The second one is written using fpc_Write_Text_AnsiStr, a codepage conversion happens from DefaultSystemCodePage to TextRec(Output).CodePage:
Code: Pascal  [Select]
  1.   WriteLn('DefaultSystemCodePage: ', DefaultSystemCodePage);
  2.   WriteLn('TextRec(Output).CodePage: ', TextRec(Output).CodePage);

This conversion could corrupt the letter based on the two codepages.

Thank you for the explanations and for the code.

engkin

  • Hero Member
  • *****
  • Posts: 2513
Re: Accented characters in concatenated strings
« Reply #6 on: July 19, 2016, 10:32:43 pm »
But I get a warning: Implicit string type conversion from "AnsiString" to "UnicodeString". It isn't really a problem (since the result is correct), but I wonder what I should write to avoid the warning.

Assuming you are using Lazarus, I know of two possibilities:

1-Hide the warning in this specific instance, using Lazarus IDE directive {%H-} at the location the warning is generated.
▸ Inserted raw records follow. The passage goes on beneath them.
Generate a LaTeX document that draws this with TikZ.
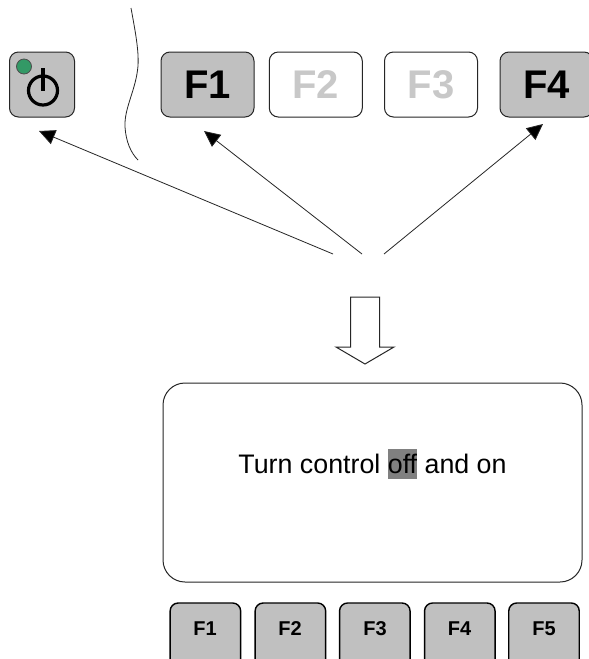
\documentclass[tikz,border=0pt]{standalone}
\usepackage{fontspec}
\setmainfont{Liberation Sans}
\usetikzlibrary{arrows.meta}
\definecolor{keygray}{HTML}{C0C0C0}
\definecolor{dimtext}{HTML}{C8C8C8}
\definecolor{ledgreen}{HTML}{339966}
\definecolor{hilite}{HTML}{808080}
\tikzset{
  bigkey/.style={draw=black!85,line width=1pt,rounded corners=9pt,minimum width=93pt,minimum height=65pt,inner sep=0pt,
    font=\fontsize{40}{40}\selectfont\bfseries},
  bigon/.style={bigkey,fill=keygray,text=black},
  bigoff/.style={bigkey,fill=white,text=dimtext},
  softkey/.style={draw=black,line width=1.4pt,rounded corners=8pt,fill=keygray,minimum width=70.5pt,minimum height=70pt,inner sep=0pt},
  softlabel/.style={inner sep=0pt,font=\fontsize{20}{20}\selectfont\bfseries},
  ptr/.style={draw=black!85,line width=0.8pt,-{Triangle[length=16pt,width=15pt,fill=black]}},
}
\begin{document}
\begin{tikzpicture}[x=1pt,y=-1pt]
\clip (0,0) rectangle (589,659);
\fill[white] (0,0) rectangle (589,659);
% squiggle
\draw[black!85,line width=0.8pt] (131,8) .. controls (135,30) and (139,50) .. (138,66)
  .. controls (136,90) and (124,108) .. (125,127) .. controls (126,142) and (131,153) .. (138,160);
% top keys
\node[bigon,minimum width=65pt] (power) at (42,84.5) {};
\node[circle,draw=black!70,line width=0.8pt,fill=ledgreen,minimum size=15pt,inner sep=0pt] (led) at (24,66.5) {};
\node[circle,draw=black,line width=3.2pt,minimum size=29pt,inner sep=0pt] (ring) at (43,90.5) {};
\coordinate (stemtop) at (43,68);
\draw[black,line width=3.2pt] (stemtop) -- (ring.center);
\node[bigon] (f1) at (207.5,84.5) {F1};
\node[bigoff] (f2) at (315.8,84.5) {F2};
\node[bigoff] (f3) at (431,84.5) {F3};
\node[bigon] (f4) at (546.5,84.5) {F4};
% arrows
\coordinate (s1) at (333,254);
\coordinate (s2) at (362,254);
\coordinate (s3) at (384,254);
\coordinate (t1) at (39,131);
\coordinate (t2) at (204,131);
\coordinate (t3) at (543,124);
\draw[ptr] (s1) -- (t1);
\draw[ptr] (s2) -- (t2);
\draw[ptr] (s3) -- (t3);
% hollow arrow
\draw[black!85,line width=1pt,fill=white,line join=miter] (350.5,297) -- (379.5,297) -- (379.5,347) -- (394,347) -- (365,364) -- (336,347) -- (350.5,347) -- cycle;
% display
\node[draw=black!85,line width=1pt,rounded corners=22pt,fill=white,minimum width=419pt,minimum height=199pt,inner sep=0pt] (display) at (372.5,482.5) {};
\setlength{\fboxsep}{0pt}
\node[inner sep=0pt,anchor=base,font=\fontsize{26.8}{30}\selectfont] (msg) at (372.5,473.5) {Turn control \colorbox{hilite}{\rule[-5pt]{0pt}{30pt}off} and on};
% soft keys
\node[softkey] (k1) at (205.4,638) {};
\node[softkey] (k2) at (290.4,638) {};
\node[softkey] (k3) at (374.8,638) {};
\node[softkey] (k4) at (459.8,638) {};
\node[softkey] (k5) at (544,638) {};
\node[softlabel] (l1) at (205,628.5) {F1};
\node[softlabel] (l2) at (290,628.5) {F2};
\node[softlabel] (l3) at (375,628.5) {F3};
\node[softlabel] (l4) at (459.5,628.5) {F4};
\node[softlabel] (l5) at (544,628.5) {F5};
\end{tikzpicture}
\end{document}
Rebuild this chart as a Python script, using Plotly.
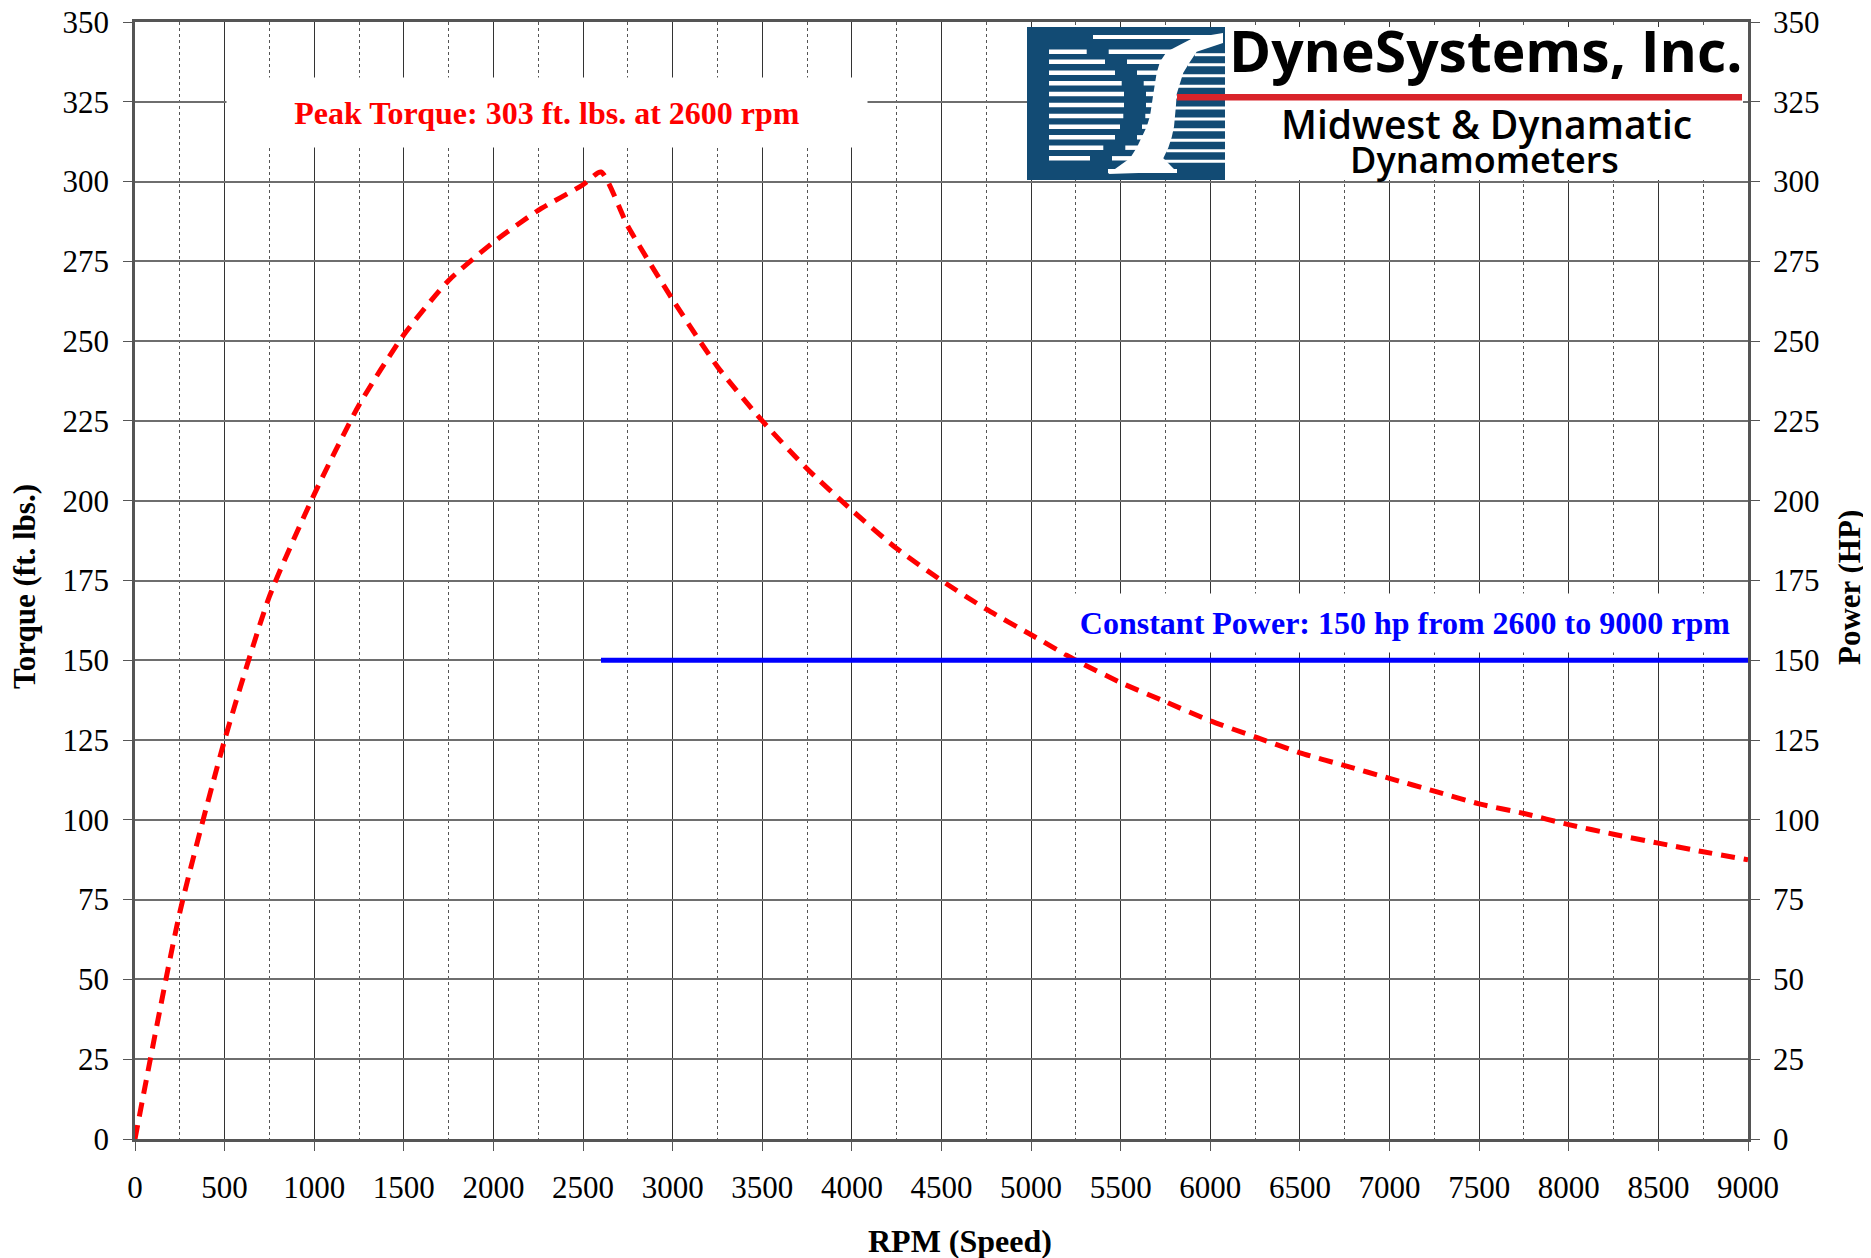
import plotly.graph_objects as go

# ---- data ----
rpm_torque = [0, 250, 500, 750, 1000, 1250, 1500, 1750, 2000, 2250, 2500, 2600,
              2750, 3000, 3250, 3500, 3750, 4000, 4250, 4500, 4750, 5000, 5250,
              5500, 5750, 6000, 6250, 6500, 6750, 7000, 7250, 7500, 7750, 8000,
              8250, 8500, 8750, 9000]
torque = [0, 71, 125, 170, 202, 230, 252, 269, 281, 291, 299, 303,
          286, 263, 242, 225, 210, 197, 185, 175, 166, 158, 150,
          143, 137, 131, 126, 121, 117, 113, 109, 105, 102, 98.5,
          95.5, 92.7, 90, 87.5]
rpm_power = [2600, 9000]
power = [150, 150]

x_ticks = list(range(0, 9001, 500))
y_ticks = list(range(0, 351, 25))

peak_label = "Peak Torque: 303 ft. lbs. at 2600 rpm"
power_label = "Constant Power: 150 hp from 2600 to 9000 rpm"

# ---- geometry (reference pixel coords -> paper) ----
OFF = 8                      # page body margin
W, H = 1871 - OFF, 1258 - OFF
PL, PR, PT, PB = 135, 1748, 22, 1139   # plot area in reference pixels


def px(x):
    return (x - PL) / (PR - PL)


def py(y):
    return (PB - y) / (PB - PT)


SERIF = "Liberation Serif, Times New Roman, serif"
LOGO_FONT = "Open Sans, Arial, sans-serif"
LOGO_BLUE = "#124b74"

fig = go.Figure()

fig.add_trace(go.Scatter(x=rpm_power, y=power, mode="lines", yaxis="y2",
                         line=dict(color="#0000ff", width=5),
                         showlegend=False, hoverinfo="skip"))
fig.add_trace(go.Scatter(x=rpm_torque, y=torque, mode="lines",
                         line=dict(color="#ff0000", width=5, dash="14px,9px",
                                   shape="spline", smoothing=0.6),
                         showlegend=False))

shapes = []
# logo background
shapes.append(dict(type="rect", xref="paper", yref="paper", layer="above",
                   x0=px(1225), x1=px(1743), y0=py(180), y1=py(27),
                   fillcolor="white", line=dict(width=0)))
shapes.append(dict(type="rect", xref="paper", yref="paper", layer="above",
                   x0=px(1027), x1=px(1225), y0=py(180), y1=py(27),
                   fillcolor=LOGO_BLUE, line=dict(width=0)))
# logo speed stripes
rows_y = [51.7, 61.7, 72.7, 83.3, 94, 105, 116, 126.7, 137.3, 147.7, 158.3]
left_end = [1086.7, 1105, 1115, 1121.7, 1124, 1124, 1123.3, 1120, 1115, 1103.3, 1090]
band_right = [1196.7, 1190, 1183.3, 1180, 1176.7, 1176, 1175, 1174, 1171.7, 1168.3, 1163.3]
for yy, le, br in zip(rows_y, left_end, band_right):
    shapes.append(dict(type="rect", xref="paper", yref="paper", layer="above",
                       x0=px(1049), x1=px(le), y0=py(yy + 2.2), y1=py(yy - 2.2),
                       fillcolor="white", line=dict(width=0)))
    shapes.append(dict(type="rect", xref="paper", yref="paper", layer="above",
                       x0=px(le + 22), x1=px(br - 20), y0=py(yy + 2.2), y1=py(yy - 2.2),
                       fillcolor="white", line=dict(width=0)))
    shapes.append(dict(type="rect", xref="paper", yref="paper", layer="above",
                       x0=px(br - 2), x1=px(1225), y0=py(yy + 4.5), y1=py(yy + 1.5),
                       fillcolor="white", line=dict(width=0)))
shapes.append(dict(type="rect", xref="paper", yref="paper", layer="above",
                   x0=px(1093), x1=px(1220), y0=py(39), y1=py(35),
                   fillcolor="white", line=dict(width=0)))
shapes.append(dict(type="rect", xref="paper", yref="paper", layer="above",
                   x0=px(1108), x1=px(1177), y0=py(173), y1=py(169),
                   fillcolor="white", line=dict(width=0)))
# white diagonal band
band_pts = [(1166.7, 51.7), (1193, 38), (1223, 33), (1223, 43), (1196.7, 51.7),
            (1190, 61.7), (1183.3, 72.7), (1180, 83.3), (1176.7, 94), (1176, 105),
            (1175, 116), (1174, 126.7), (1171.7, 137.3), (1168.3, 147.7),
            (1163.3, 158.3), (1176.7, 171.7), (1108, 174), (1130, 158.3),
            (1136.7, 147.7), (1141.7, 137.3), (1146.7, 126.7), (1150, 116),
            (1151.7, 105), (1153.3, 94), (1155, 83.3), (1156.7, 72.7), (1160, 61.7)]
path = "M " + " L ".join(f"{px(a):.5f},{py(b):.5f}" for a, b in band_pts) + " Z"
shapes.append(dict(type="path", xref="paper", yref="paper", layer="above",
                   path=path, fillcolor="white", line=dict(width=0)))
# red bar
shapes.append(dict(type="rect", xref="paper", yref="paper", layer="above",
                   x0=px(1177), x1=px(1742), y0=py(100.5), y1=py(94),
                   fillcolor="#d9232a", line=dict(width=0)))

annotations = [
    dict(text=f"<b>{peak_label}</b>", xref="paper", yref="paper",
         x=px(547), y=py(112.5), xanchor="center", yanchor="middle",
         showarrow=False, width=640, height=69, bgcolor="white", borderpad=0,
         font=dict(family=SERIF, size=32, color="#ff0000")),
    dict(text=f"<b>{power_label}</b>", xref="paper", yref="paper",
         x=px(1405), y=py(623), xanchor="center", yanchor="middle",
         showarrow=False, width=680, height=58, bgcolor="white", borderpad=0,
         font=dict(family=SERIF, size=32, color="#0000ff")),
    dict(text="<b>RPM (Speed)</b>", xref="paper", yref="paper",
         x=px(960), y=py(1241), xanchor="center", yanchor="middle",
         showarrow=False, font=dict(family=SERIF, size=32, color="black")),
    dict(text="<b>Torque (ft. lbs.)</b>", xref="paper", yref="paper",
         x=px(24), y=py(587), xanchor="center", yanchor="middle", textangle=-90,
         showarrow=False, font=dict(family=SERIF, size=31, color="black")),
    dict(text="<b>Power (HP)</b>", xref="paper", yref="paper",
         x=px(1849), y=py(588), xanchor="center", yanchor="middle", textangle=-90,
         showarrow=False, font=dict(family=SERIF, size=31, color="black")),
    dict(text="<b>DyneSystems, Inc.</b>", xref="paper", yref="paper",
         x=px(1486), y=py(50), xanchor="center", yanchor="middle",
         showarrow=False, font=dict(family=LOGO_FONT, size=57, color="black")),
    dict(text="Midwest &amp; Dynamatic", xref="paper", yref="paper",
         x=px(1486), y=py(123), xanchor="center", yanchor="middle",
         showarrow=False, font=dict(family=LOGO_FONT, size=39, color="black", weight=600)),
    dict(text="Dynamometers", xref="paper", yref="paper",
         x=px(1484), y=py(159), xanchor="center", yanchor="middle",
         showarrow=False, font=dict(family=LOGO_FONT, size=36, color="black", weight=600)),
]

axis_font = dict(family=SERIF, size=31, color="black")

fig.update_layout(
    width=W, height=H,
    margin=dict(l=PL - OFF, r=1871 - PR, t=PT - OFF, b=1258 - PB, autoexpand=False),
    paper_bgcolor="white", plot_bgcolor="white",
    showlegend=False,
    shapes=shapes, annotations=annotations,
    xaxis=dict(range=[0, 9000], tickvals=x_ticks, ticktext=[str(v) for v in x_ticks],
               showgrid=True, gridcolor="#333333", gridwidth=1,
               minor=dict(dtick=250, showgrid=True, griddash="dot",
                          gridcolor="#555555", gridwidth=1),
               ticks="outside", ticklen=9, tickcolor="#555555", tickwidth=1,
               ticklabelstandoff=10, automargin=False, ticklabeloverflow="allow",
               showline=True, linecolor="#555555", linewidth=2.5, mirror=True,
               tickfont=axis_font, zeroline=False, fixedrange=True),
    yaxis=dict(range=[0, 350], tickvals=y_ticks, ticktext=[str(v) for v in y_ticks],
               showgrid=True, gridcolor="#6e6e6e", gridwidth=1.5,
               ticks="outside", ticklen=9, tickcolor="#555555", tickwidth=1,
               ticklabelstandoff=8, automargin=False, ticklabeloverflow="allow",
               showline=True, linecolor="#555555", linewidth=2.5,
               tickfont=axis_font, zeroline=False, fixedrange=True),
    yaxis2=dict(range=[0, 350], tickvals=y_ticks, ticktext=[str(v) for v in y_ticks],
                overlaying="y", side="right", showgrid=False,
                ticks="outside", ticklen=9, tickcolor="#555555", tickwidth=1,
                ticklabelstandoff=7, automargin=False, ticklabeloverflow="allow",
                showline=True, linecolor="#555555", linewidth=2.5,
                tickfont=axis_font, zeroline=False, fixedrange=True),
)

fig.write_html("out.html")
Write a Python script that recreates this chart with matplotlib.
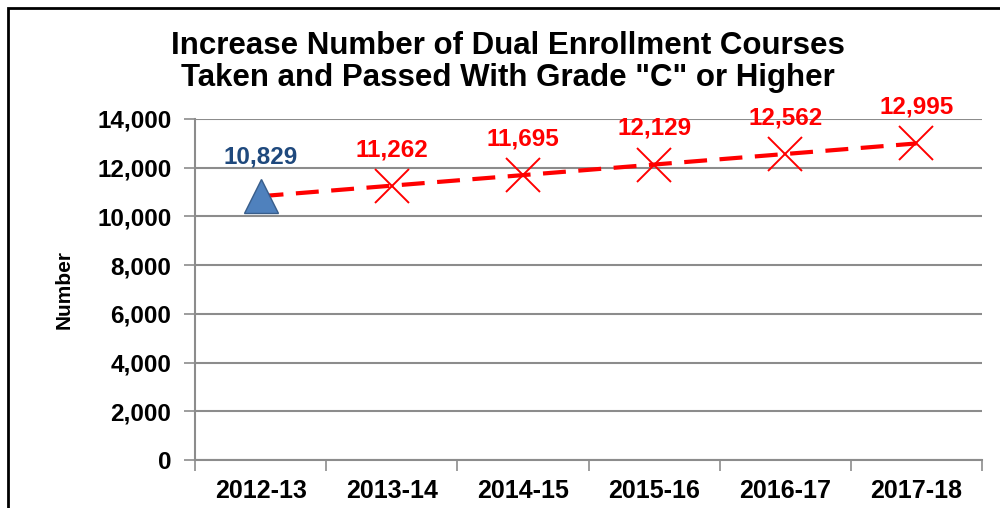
import numpy as np
import matplotlib.pyplot as plt
from matplotlib.patches import Rectangle

plt.rcParams['font.family'] = ['Liberation Sans', 'DejaVu Sans']
plt.rcParams['font.weight'] = 'bold'

years = ["2012-13", "2013-14", "2014-15", "2015-16", "2016-17", "2017-18"]
courses = [10829, 11262, 11695, 12129, 12562, 12995]
labels = ["10,829", "11,262", "11,695", "12,129", "12,562", "12,995"]
y_ticks = [0, 2000, 4000, 6000, 8000, 10000, 12000, 14000]

grid_col = "#8C8C8C"
red = "#FF0000"

fig = plt.figure(figsize=(10, 5.08), dpi=100)
ax = fig.add_axes([0.195, 0.0945, 0.787, 0.6713])

x = np.arange(len(years))

# dashed trend line, behind markers
ax.plot(x, courses, color=red, linewidth=3, dashes=(5.5, 3), zorder=2)
# baseline year as triangle, the targets as crosses
ax.plot(x[:1], courses[:1], marker='^', markersize=25, color="#4F81BD",
        markeredgecolor="#385D8A", markeredgewidth=1, linestyle='none', zorder=3)
ax.plot(x[1:], courses[1:], marker='x', markersize=24, color=red,
        markeredgewidth=1.4, linestyle='none', zorder=3)

for i, (v, s) in enumerate(zip(courses, labels)):
    col = "#1F497D" if i == 0 else red
    ax.annotate(s, (i, v), xytext=(0, 28 if i == 0 else 26), textcoords='offset points',
                ha='center', va='center', fontsize=17.5, fontweight='bold', color=col)

ax.set_xlim(-0.5, 5.5)
ax.set_ylim(0, 14000)
ax.set_yticks(y_ticks)
ax.set_yticklabels([f"{t:,}" for t in y_ticks], fontsize=17.5, fontweight='bold')
ax.set_xticks(x)
ax.set_xticklabels(years, fontsize=18, fontweight='bold')
ax.set_xticks(np.arange(-0.5, 6, 1), minor=True)
ax.tick_params(axis='x', which='major', length=0, pad=14)
ax.tick_params(axis='x', which='minor', length=8, color=grid_col, width=1.2, direction='out')
ax.tick_params(axis='y', length=8, color=grid_col, width=1.2, pad=9)

ax.yaxis.grid(True, color=grid_col, linewidth=1.5)
ax.set_axisbelow(True)
for side in ['top', 'right']:
    ax.spines[side].set_visible(False)
for side in ['left', 'bottom']:
    ax.spines[side].set_color(grid_col)
    ax.spines[side].set_linewidth(1.5)

ax.set_ylabel("Number", fontsize=15, fontweight='bold', labelpad=17)

fig.text(0.508, 0.878, "Increase Number of Dual Enrollment Courses\nTaken and Passed With Grade \"C\" or Higher",
         ha='center', va='center', fontsize=22.5, fontweight='bold', linespacing=1.12)

# chart frame
fig.patches.append(Rectangle((0.008, -0.1), 1.2, 1.084, transform=fig.transFigure,
                             fill=False, edgecolor='black', linewidth=2))

fig.savefig("out.png", dpi=100)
In this case exactly to the left side of the variable path without leaving a space:
Code: Pascal  [Select]
  1.     WriteLn('Traitement du répertoire "' + {%H-}path + '".');

2-Hide all instances by passing -vm4104 to the compiler in the project options.

You'll see both if you right-click on that warning.

RolandC

  • Guest
Re: Accented characters in concatenated strings
« Reply #7 on: July 19, 2016, 10:45:34 pm »
@engkin

I learn many things today! Thank you.  :)
 

Tomas Hajny

  • Moderator
  • New member
  • *****
  • Posts: 35
Re: Accented characters in concatenated strings
« Reply #8 on: August 04, 2016, 10:04:02 am »
Note that the warning about implicit conversions may be avoided also by either using an explicit conversion (like: Ansistring ('répertoire')), or by not mixing UnicodeString (your constant) and ansistring (your variables). Both are probably better solutions than just hiding the warning.